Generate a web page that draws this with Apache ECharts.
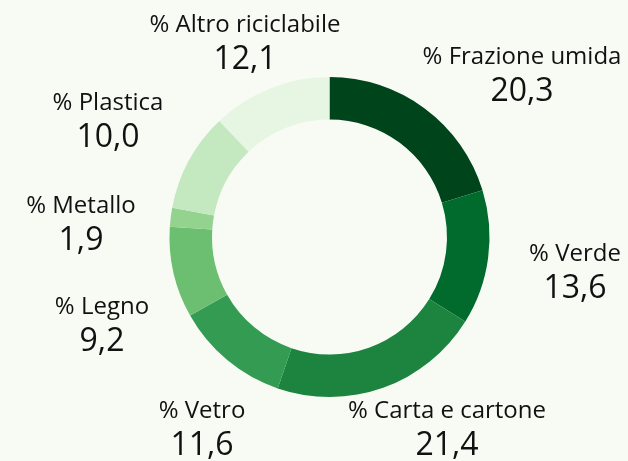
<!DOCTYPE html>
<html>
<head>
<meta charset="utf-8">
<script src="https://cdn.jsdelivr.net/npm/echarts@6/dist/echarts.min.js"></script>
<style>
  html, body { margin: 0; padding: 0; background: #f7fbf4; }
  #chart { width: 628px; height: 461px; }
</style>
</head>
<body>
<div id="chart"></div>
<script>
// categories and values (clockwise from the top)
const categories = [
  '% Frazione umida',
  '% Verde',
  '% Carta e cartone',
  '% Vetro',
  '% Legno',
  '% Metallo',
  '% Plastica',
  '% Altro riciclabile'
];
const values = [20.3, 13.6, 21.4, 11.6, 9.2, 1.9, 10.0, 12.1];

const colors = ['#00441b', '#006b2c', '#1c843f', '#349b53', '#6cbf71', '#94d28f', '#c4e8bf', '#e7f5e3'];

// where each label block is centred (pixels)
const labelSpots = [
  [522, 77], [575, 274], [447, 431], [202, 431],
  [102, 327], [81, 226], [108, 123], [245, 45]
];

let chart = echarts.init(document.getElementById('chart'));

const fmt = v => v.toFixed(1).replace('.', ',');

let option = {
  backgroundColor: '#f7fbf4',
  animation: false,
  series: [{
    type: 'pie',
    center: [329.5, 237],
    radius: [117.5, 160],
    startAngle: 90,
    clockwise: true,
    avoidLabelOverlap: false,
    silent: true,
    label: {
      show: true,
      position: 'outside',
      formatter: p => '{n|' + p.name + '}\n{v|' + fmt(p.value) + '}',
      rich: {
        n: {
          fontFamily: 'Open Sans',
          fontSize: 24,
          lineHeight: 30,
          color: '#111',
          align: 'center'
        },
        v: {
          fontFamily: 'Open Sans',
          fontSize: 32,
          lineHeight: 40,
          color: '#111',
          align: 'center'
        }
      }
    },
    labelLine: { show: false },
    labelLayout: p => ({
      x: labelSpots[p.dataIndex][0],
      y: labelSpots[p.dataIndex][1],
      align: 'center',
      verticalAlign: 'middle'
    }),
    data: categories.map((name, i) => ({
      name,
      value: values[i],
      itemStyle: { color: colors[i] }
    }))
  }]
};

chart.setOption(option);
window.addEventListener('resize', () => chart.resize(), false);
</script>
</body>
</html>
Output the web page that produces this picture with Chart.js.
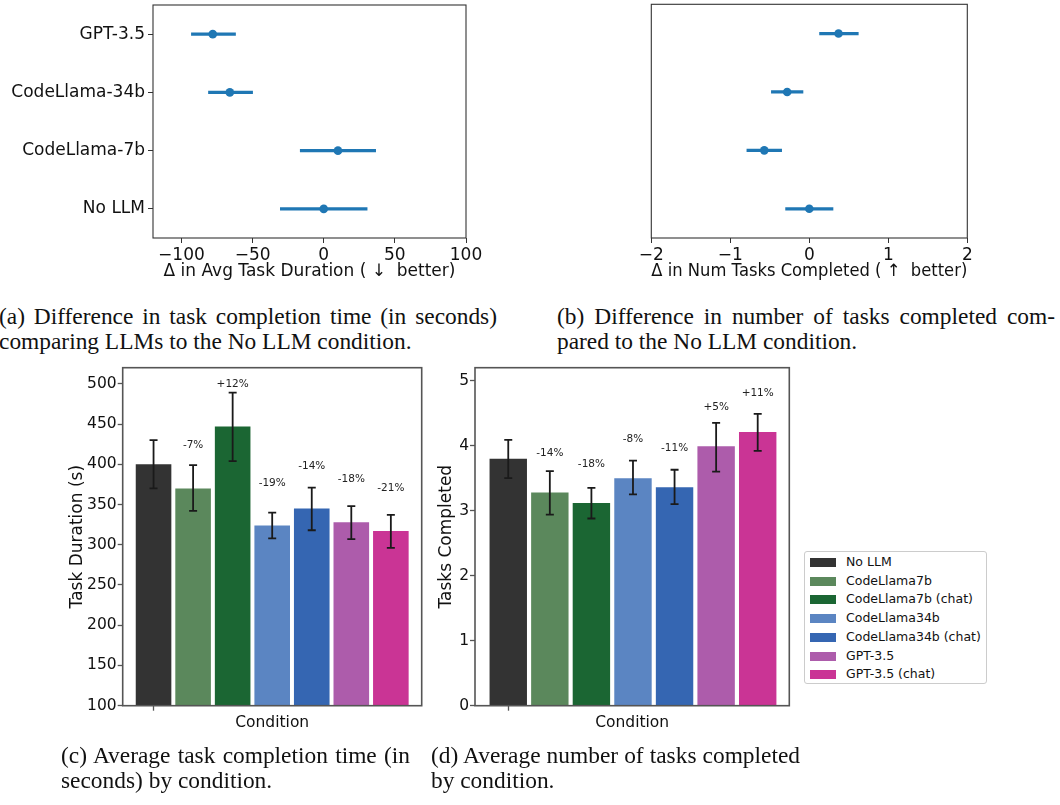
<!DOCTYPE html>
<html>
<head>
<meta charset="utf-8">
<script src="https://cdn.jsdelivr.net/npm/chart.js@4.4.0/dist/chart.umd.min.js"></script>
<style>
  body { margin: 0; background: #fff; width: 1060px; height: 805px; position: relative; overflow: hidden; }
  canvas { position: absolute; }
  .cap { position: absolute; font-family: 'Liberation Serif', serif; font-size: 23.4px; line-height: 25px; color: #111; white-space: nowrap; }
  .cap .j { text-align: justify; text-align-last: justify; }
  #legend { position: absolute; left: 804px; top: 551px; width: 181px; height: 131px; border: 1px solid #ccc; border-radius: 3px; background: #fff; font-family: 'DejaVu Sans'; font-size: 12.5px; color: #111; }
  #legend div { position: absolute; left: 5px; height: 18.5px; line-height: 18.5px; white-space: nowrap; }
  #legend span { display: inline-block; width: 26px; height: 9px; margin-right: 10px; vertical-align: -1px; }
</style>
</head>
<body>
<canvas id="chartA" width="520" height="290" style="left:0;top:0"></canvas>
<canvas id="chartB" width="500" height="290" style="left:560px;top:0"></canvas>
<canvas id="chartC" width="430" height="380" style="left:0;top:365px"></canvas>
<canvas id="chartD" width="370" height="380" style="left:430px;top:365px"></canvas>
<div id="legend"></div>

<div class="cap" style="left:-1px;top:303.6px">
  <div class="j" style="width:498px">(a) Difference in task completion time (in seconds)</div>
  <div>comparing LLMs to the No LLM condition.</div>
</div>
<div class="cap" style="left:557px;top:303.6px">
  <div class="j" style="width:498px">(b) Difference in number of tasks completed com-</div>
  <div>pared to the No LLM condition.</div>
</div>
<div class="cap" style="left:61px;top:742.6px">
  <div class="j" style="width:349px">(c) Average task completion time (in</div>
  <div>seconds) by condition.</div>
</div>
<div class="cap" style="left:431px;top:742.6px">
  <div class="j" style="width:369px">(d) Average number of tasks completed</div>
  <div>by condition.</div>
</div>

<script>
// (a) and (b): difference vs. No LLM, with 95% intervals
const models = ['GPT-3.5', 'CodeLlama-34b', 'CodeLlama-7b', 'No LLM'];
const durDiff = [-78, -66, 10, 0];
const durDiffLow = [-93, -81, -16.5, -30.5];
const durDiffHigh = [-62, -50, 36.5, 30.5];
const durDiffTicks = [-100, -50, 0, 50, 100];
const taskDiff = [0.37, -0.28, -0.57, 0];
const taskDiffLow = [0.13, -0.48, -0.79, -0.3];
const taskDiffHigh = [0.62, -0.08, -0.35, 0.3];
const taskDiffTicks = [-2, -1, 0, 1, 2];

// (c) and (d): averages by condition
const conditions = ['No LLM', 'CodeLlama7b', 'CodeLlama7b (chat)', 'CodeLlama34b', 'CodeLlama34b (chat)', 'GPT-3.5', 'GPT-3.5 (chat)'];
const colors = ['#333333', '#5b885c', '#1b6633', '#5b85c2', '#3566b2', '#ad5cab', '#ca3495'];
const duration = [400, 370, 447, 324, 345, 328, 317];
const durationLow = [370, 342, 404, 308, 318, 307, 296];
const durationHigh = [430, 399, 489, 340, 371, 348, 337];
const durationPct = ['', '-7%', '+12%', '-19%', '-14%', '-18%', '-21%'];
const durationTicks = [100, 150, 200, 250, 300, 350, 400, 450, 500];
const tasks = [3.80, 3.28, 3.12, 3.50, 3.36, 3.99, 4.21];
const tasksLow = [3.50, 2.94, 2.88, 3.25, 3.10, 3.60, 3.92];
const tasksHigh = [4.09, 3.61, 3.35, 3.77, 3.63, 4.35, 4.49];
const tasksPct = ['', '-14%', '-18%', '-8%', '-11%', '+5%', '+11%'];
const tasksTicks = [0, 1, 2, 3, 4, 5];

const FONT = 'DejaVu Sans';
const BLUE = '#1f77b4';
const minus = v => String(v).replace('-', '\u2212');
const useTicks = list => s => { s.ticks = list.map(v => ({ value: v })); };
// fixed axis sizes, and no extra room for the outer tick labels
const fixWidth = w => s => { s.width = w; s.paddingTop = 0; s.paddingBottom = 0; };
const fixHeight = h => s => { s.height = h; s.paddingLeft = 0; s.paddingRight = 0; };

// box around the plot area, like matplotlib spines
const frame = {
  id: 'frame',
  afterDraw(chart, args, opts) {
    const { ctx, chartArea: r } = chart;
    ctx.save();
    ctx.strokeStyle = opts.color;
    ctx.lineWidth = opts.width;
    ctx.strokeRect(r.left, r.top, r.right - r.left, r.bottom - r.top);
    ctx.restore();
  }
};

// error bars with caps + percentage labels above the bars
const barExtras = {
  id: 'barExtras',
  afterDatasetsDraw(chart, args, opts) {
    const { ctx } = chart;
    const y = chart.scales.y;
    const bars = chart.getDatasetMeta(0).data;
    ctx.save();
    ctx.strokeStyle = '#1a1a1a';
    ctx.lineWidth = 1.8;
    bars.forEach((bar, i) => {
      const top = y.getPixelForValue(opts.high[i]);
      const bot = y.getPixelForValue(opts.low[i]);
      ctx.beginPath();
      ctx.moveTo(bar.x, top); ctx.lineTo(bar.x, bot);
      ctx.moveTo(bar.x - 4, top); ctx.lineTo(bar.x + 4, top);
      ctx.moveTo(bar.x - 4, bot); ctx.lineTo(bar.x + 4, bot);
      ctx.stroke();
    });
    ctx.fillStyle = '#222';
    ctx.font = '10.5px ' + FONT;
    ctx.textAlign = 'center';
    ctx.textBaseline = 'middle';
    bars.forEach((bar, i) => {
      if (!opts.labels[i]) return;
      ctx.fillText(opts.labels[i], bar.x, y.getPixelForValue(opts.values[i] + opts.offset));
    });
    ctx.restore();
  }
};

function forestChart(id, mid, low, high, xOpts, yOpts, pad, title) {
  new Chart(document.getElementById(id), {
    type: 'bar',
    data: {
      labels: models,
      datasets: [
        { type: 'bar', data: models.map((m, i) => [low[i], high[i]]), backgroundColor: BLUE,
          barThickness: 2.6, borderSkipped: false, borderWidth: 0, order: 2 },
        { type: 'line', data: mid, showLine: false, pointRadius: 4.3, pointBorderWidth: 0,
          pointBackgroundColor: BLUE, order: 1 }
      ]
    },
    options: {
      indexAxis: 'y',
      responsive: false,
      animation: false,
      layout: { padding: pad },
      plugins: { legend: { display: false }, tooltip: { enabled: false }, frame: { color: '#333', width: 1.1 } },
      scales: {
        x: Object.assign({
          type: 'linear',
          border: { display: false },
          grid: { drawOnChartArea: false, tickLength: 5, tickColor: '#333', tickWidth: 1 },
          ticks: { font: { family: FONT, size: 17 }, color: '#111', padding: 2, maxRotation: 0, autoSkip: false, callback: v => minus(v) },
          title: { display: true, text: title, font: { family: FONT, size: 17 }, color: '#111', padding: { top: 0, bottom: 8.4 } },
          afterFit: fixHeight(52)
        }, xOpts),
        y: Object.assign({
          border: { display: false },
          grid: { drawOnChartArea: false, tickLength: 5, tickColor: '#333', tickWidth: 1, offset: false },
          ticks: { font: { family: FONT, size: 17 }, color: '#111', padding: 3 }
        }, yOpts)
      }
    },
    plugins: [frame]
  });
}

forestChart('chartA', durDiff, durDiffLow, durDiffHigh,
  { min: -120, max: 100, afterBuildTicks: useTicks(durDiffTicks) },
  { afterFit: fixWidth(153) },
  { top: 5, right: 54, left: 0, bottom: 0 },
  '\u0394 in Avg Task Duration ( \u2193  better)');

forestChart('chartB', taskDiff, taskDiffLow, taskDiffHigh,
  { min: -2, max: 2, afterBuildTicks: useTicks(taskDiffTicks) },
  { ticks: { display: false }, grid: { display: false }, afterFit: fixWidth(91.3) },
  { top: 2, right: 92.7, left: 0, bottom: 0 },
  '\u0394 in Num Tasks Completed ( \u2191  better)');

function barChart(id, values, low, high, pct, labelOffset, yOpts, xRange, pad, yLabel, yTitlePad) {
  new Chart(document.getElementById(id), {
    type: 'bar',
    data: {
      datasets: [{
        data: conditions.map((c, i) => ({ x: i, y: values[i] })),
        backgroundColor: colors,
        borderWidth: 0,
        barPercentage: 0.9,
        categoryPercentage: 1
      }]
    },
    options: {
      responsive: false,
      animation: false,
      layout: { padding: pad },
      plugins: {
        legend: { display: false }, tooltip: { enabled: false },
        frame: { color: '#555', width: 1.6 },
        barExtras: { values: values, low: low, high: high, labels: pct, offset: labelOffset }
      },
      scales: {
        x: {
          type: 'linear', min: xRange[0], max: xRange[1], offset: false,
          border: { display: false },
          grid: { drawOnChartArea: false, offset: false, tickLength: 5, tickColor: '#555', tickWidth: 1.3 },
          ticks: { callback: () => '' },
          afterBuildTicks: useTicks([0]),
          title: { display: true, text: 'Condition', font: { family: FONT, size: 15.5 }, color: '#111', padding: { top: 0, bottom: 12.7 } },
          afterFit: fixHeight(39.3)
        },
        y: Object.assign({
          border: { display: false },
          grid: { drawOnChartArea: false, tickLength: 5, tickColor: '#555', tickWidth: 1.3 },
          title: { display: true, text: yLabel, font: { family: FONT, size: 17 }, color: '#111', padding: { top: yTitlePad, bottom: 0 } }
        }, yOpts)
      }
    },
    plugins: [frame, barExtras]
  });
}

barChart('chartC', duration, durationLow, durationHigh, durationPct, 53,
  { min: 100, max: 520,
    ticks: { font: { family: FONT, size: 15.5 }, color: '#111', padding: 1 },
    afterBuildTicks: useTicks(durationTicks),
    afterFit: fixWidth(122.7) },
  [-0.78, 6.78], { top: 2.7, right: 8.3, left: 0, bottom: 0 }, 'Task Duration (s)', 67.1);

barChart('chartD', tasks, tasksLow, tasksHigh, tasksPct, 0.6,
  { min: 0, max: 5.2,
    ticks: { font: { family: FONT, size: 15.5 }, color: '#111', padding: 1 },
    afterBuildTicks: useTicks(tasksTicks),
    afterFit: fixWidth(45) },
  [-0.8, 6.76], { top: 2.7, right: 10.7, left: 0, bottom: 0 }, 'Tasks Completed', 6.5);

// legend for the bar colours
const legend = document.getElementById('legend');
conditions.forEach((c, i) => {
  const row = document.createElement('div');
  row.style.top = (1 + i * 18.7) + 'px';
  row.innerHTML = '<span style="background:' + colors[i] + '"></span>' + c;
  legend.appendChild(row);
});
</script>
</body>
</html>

================

• EXERCISE OBJECTIVE:
Exactly restate the lines from the beginning of the data through the line with "const fmt = v", and no others, keeping pictures out.

• RIGHT ANSWER:
Generate a web page that draws this with Apache ECharts.
<!DOCTYPE html>
<html>
<head>
<meta charset="utf-8">
<script src="https://cdn.jsdelivr.net/npm/echarts@6/dist/echarts.min.js"></script>
<style>
  html, body { margin: 0; padding: 0; background: #f7fbf4; }
  #chart { width: 628px; height: 461px; }
</style>
</head>
<body>
<div id="chart"></div>
<script>
// categories and values (clockwise from the top)
const categories = [
  '% Frazione umida',
  '% Verde',
  '% Carta e cartone',
  '% Vetro',
  '% Legno',
  '% Metallo',
  '% Plastica',
  '% Altro riciclabile'
];
const values = [20.3, 13.6, 21.4, 11.6, 9.2, 1.9, 10.0, 12.1];

const colors = ['#00441b', '#006b2c', '#1c843f', '#349b53', '#6cbf71', '#94d28f', '#c4e8bf', '#e7f5e3'];

// where each label block is centred (pixels)
const labelSpots = [
  [522, 77], [575, 274], [447, 431], [202, 431],
  [102, 327], [81, 226], [108, 123], [245, 45]
];

let chart = echarts.init(document.getElementById('chart'));

const fmt = v => v.toFixed(1).replace('.', ',');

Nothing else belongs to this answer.